__Problem to work on__
Go through the listing and return every line with "this" in it.

------ Material to process

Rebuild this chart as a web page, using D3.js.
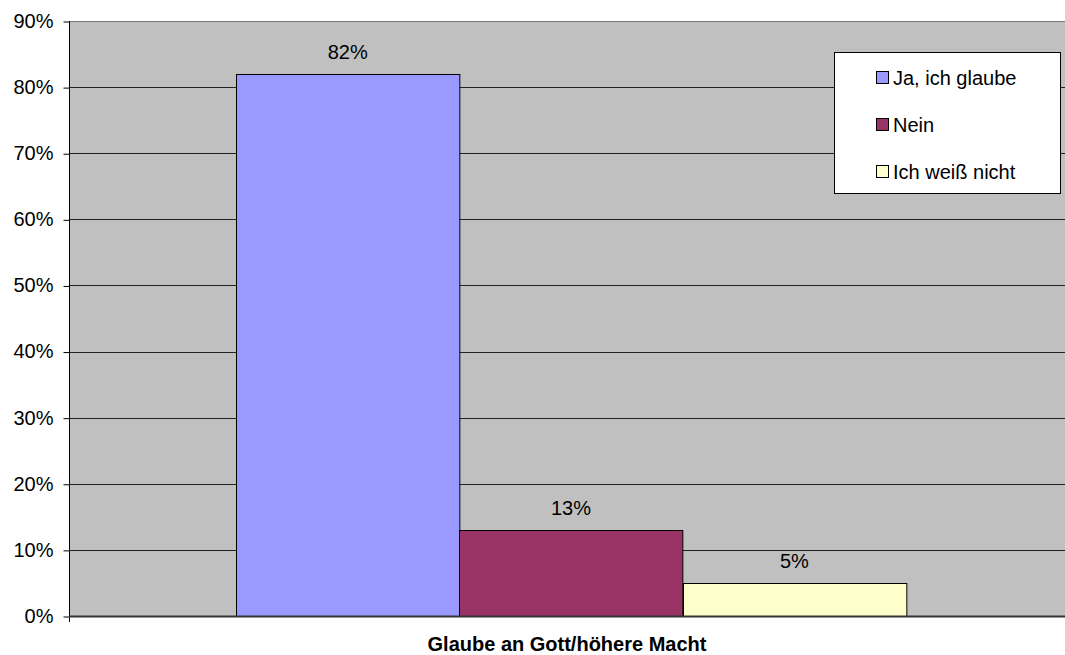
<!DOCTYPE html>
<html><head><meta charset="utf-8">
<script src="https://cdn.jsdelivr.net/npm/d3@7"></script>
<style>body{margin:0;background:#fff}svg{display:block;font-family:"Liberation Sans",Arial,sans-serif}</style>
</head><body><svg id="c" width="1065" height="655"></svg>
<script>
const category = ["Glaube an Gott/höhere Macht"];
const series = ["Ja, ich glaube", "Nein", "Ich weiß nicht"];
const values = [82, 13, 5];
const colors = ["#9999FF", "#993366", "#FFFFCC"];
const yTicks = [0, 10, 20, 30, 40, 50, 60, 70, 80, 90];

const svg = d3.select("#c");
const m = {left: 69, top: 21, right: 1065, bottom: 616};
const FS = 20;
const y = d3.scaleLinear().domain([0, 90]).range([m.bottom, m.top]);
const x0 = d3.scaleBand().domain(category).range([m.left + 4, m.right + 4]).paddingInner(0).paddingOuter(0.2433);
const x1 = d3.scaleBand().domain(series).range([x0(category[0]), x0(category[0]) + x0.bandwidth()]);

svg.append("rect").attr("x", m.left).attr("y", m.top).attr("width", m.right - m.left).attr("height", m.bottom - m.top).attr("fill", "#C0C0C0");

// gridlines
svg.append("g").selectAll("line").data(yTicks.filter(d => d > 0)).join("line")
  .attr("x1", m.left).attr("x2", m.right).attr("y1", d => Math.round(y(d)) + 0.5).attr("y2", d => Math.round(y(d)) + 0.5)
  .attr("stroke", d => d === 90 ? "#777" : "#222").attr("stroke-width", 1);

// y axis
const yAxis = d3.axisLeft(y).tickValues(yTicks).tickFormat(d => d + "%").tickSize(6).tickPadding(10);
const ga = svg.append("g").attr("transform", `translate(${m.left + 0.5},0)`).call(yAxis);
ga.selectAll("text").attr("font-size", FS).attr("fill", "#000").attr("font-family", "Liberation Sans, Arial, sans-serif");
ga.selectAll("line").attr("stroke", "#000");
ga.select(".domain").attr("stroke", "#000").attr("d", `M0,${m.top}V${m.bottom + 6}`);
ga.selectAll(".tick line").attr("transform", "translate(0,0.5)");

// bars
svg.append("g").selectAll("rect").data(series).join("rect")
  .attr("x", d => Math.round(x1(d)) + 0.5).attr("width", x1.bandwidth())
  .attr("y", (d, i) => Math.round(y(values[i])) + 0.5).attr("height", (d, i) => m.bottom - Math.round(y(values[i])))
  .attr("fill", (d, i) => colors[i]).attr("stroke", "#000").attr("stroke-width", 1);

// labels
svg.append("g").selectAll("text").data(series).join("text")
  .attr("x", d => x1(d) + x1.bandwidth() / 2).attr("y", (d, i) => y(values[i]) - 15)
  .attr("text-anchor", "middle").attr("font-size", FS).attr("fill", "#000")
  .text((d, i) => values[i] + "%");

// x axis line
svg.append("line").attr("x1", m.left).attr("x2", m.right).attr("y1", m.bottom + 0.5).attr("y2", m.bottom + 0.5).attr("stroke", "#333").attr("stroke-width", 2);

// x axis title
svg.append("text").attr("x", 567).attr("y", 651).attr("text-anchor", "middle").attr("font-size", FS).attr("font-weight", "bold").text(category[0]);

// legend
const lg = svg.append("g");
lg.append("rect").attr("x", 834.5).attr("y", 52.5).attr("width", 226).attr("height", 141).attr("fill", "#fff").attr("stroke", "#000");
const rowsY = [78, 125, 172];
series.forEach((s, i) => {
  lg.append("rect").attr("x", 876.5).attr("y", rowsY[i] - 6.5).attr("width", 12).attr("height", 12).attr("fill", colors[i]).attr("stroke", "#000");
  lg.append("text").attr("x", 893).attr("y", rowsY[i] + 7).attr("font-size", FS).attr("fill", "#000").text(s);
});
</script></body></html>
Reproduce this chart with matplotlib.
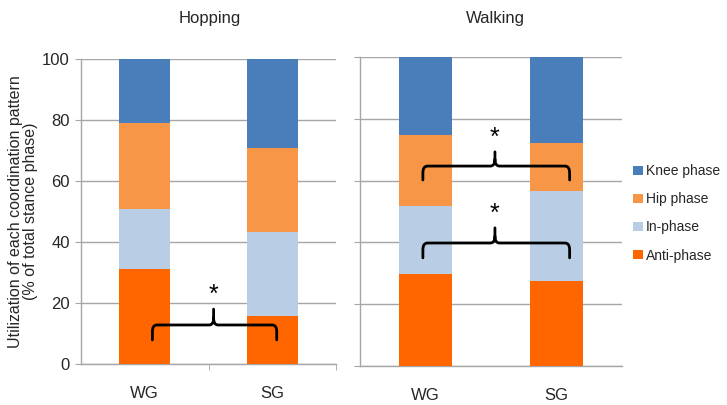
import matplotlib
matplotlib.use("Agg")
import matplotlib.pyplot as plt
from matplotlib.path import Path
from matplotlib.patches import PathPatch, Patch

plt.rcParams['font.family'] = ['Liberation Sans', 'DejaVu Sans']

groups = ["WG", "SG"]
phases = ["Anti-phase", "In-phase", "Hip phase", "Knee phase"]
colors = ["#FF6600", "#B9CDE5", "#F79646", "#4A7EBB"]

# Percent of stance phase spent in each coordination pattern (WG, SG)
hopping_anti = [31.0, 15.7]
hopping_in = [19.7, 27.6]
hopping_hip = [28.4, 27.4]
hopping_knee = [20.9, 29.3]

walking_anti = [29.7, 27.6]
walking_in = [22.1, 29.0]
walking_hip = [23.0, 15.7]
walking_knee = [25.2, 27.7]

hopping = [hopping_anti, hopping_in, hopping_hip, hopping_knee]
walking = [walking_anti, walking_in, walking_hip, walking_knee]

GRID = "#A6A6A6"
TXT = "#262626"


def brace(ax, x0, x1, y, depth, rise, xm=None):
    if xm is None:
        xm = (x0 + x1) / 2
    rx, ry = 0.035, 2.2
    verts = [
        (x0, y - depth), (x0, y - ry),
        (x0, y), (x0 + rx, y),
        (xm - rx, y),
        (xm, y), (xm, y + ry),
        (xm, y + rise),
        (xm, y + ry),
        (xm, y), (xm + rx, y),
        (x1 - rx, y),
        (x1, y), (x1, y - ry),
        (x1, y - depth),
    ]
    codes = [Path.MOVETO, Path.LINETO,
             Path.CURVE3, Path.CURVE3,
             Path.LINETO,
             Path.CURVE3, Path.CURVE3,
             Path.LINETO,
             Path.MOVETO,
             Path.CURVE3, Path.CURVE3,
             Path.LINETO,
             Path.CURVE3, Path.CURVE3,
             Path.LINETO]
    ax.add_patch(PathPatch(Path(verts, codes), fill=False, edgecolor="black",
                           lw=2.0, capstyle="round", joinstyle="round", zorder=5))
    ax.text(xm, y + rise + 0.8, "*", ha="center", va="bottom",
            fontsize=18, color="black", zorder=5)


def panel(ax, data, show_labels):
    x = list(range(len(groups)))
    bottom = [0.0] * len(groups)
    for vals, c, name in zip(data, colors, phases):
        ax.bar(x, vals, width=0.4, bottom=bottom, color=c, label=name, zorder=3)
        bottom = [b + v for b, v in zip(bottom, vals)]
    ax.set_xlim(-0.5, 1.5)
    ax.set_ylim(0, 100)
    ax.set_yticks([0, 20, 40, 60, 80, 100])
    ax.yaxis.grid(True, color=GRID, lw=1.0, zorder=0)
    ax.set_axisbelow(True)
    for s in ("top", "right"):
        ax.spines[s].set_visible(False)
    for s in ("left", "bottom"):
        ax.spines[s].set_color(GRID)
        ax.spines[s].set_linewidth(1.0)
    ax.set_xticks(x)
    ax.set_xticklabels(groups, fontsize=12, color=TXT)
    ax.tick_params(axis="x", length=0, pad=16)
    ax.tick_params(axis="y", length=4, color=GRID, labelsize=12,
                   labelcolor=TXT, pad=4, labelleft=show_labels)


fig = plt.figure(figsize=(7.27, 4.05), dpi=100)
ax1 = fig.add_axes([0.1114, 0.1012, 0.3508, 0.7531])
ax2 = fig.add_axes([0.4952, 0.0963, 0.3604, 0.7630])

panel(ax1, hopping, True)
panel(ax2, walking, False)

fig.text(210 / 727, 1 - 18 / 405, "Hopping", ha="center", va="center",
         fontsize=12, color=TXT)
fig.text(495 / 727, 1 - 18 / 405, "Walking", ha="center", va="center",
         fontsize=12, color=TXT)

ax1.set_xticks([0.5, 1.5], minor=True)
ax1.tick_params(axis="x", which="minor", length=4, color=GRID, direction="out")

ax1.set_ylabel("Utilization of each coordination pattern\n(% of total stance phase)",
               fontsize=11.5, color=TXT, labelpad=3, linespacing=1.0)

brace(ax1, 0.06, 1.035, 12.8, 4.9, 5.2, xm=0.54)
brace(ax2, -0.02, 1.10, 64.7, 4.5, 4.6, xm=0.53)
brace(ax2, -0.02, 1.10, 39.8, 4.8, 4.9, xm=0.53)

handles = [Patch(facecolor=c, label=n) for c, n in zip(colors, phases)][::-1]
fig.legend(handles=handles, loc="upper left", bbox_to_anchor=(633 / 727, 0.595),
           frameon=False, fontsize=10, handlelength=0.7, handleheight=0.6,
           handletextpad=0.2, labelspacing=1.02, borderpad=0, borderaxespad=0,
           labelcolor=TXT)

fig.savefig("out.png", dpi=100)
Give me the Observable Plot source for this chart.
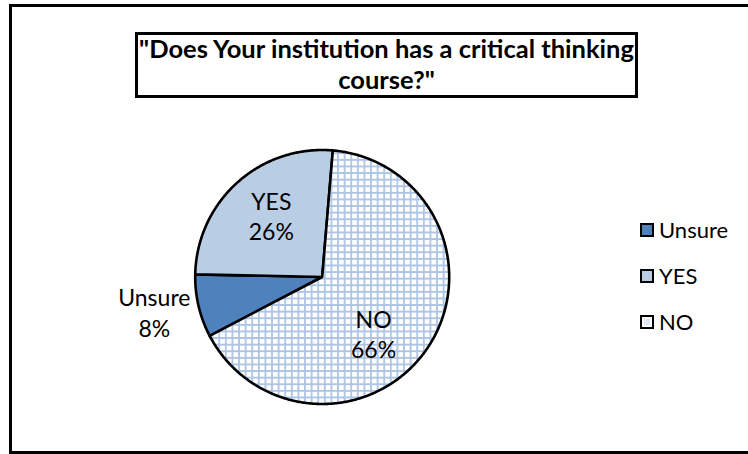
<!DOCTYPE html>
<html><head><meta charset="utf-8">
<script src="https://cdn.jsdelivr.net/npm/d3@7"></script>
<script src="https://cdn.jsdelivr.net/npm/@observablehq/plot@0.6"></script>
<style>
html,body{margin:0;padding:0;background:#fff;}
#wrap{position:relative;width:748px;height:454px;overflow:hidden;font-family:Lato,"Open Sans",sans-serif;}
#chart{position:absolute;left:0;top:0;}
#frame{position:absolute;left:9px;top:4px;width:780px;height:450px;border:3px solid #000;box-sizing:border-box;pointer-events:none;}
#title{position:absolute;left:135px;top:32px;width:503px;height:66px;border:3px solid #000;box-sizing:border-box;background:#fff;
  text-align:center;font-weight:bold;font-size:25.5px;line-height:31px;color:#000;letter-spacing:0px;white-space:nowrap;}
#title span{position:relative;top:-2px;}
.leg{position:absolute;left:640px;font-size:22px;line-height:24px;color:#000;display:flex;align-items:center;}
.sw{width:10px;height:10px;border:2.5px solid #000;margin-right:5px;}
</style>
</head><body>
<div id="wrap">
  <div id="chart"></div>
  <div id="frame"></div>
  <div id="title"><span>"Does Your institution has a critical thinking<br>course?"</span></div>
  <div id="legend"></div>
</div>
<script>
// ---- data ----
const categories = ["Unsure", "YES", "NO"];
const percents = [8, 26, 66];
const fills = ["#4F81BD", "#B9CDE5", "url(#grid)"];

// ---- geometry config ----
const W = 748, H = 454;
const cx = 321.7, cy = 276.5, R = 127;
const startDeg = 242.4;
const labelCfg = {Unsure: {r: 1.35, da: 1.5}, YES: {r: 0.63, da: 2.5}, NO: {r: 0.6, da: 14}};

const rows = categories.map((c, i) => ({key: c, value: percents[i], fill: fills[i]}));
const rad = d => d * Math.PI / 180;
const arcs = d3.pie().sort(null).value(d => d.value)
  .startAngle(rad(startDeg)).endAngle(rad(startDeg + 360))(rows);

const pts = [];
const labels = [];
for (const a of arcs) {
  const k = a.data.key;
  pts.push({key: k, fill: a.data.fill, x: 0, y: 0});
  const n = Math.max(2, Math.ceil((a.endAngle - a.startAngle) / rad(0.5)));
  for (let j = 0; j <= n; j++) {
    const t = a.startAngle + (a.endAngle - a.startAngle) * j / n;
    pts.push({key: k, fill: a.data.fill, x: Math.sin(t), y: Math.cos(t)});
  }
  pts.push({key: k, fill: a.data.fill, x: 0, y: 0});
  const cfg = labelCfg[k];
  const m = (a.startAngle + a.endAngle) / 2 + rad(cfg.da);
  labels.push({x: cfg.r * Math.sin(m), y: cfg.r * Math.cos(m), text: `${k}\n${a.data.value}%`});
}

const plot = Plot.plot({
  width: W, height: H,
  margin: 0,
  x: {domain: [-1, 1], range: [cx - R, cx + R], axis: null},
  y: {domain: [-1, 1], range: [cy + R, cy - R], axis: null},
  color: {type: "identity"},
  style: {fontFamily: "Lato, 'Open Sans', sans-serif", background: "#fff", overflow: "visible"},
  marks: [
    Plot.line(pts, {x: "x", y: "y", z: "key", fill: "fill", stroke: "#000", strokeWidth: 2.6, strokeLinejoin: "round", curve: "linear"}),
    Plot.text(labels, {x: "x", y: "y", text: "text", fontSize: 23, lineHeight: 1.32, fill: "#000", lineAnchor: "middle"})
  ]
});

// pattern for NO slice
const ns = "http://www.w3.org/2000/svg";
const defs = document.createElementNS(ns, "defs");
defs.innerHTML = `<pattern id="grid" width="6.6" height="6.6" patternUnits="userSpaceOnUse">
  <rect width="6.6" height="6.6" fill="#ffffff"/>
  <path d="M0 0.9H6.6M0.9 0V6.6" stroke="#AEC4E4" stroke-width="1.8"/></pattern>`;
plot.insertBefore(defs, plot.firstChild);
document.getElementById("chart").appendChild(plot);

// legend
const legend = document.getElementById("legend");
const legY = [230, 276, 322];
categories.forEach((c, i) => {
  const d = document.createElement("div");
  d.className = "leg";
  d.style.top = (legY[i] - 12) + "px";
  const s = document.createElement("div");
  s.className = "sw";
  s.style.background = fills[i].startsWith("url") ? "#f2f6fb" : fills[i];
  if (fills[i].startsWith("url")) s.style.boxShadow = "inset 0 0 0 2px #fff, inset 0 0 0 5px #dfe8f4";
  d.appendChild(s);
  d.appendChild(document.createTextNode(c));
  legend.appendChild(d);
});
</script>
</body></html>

------------

__Solution to the exercise__
Rebuild this chart as a web page, using D3.js.
Reproduce this chart with matplotlib.
Give me the Observable Plot source for this chart.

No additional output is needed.